La frecuencia con la que mentimos y nos mienten es brutal teniendo en cuenta datos objetivos de investigaciones científicas aportadas por Meyer. Cada día nos mienten entre 10 y 200 veces, siendo mayor el número de mentiras con personas que acabamos de conocer. En concreto mentimos hasta en 3 ocasiones en los 10 primeros minutos de interacción con desconocidos. Además, las personas más inteligentes y más extrovertidas son más propensas a la mentira y, en el caso del matrimonio convencional, se miente en una de cada 10 interacciones con la pareja. Tremendo.

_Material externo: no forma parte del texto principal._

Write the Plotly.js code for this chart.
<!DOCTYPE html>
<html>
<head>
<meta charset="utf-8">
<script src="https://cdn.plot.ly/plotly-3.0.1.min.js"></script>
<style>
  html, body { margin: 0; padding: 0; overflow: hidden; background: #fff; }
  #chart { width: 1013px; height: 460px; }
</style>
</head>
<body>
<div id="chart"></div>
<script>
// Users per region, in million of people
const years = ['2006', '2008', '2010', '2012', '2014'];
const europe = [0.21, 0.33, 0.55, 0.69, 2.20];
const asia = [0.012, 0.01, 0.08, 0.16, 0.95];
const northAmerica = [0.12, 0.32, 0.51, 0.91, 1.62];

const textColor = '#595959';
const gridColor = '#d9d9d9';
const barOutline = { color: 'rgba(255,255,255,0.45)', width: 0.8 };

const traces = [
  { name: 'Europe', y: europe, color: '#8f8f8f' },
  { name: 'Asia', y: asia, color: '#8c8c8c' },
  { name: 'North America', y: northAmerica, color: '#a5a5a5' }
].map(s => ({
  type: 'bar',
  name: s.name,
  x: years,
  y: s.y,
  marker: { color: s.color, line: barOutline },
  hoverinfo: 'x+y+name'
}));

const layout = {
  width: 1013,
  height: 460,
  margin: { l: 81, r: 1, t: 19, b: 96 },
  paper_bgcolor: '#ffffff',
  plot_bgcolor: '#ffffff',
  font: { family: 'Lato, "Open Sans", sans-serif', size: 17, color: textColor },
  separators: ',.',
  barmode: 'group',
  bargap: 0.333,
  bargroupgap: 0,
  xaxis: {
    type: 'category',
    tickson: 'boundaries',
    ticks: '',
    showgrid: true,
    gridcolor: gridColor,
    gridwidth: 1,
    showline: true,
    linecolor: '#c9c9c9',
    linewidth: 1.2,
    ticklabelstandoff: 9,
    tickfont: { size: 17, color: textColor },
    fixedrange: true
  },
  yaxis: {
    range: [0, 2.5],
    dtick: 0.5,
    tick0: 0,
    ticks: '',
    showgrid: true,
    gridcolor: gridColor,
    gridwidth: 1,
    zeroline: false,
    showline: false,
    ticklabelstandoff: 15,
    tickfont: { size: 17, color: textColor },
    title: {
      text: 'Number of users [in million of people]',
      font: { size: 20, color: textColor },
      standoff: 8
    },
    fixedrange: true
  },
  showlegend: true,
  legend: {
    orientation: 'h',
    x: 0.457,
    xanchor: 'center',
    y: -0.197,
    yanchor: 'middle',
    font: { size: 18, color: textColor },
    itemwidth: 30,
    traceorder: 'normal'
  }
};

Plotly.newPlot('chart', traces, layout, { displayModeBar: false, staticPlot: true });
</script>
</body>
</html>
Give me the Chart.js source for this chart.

El cantante Joaquín Sabina reflejó de forma brillante este último punto conyugal en su canción ‘Mentiras piadosas’, donde se reafirma en que “en historias de amor conviene a veces mentir, ya que ciertos engaños son narcóticos contra el mal de amor”. Mentir es tan antiguo como respirar, y tan innato que incluso los bebés fingen el llanto en ocasiones para llamar la atención. Ya en la adolescencia llenamos la edad del pavo y a nuestros padres de mentiras casi compulsivas y, de mayores, hay quienes no son creíbles ni cuando dicen la verdad… Por no hablar de los programas electorales.
Pero no nos engañemos, si atendemos solo a este tipo de mentiras banales, no hay de qué preocuparse. En su justa medida tienen hasta su punto beneficioso y nos pueden evitar malos ratos y alguna que otra pelea. Porque la sinceridad compulsiva, sin control, siempre acaba en enfrentamiento. De verdad.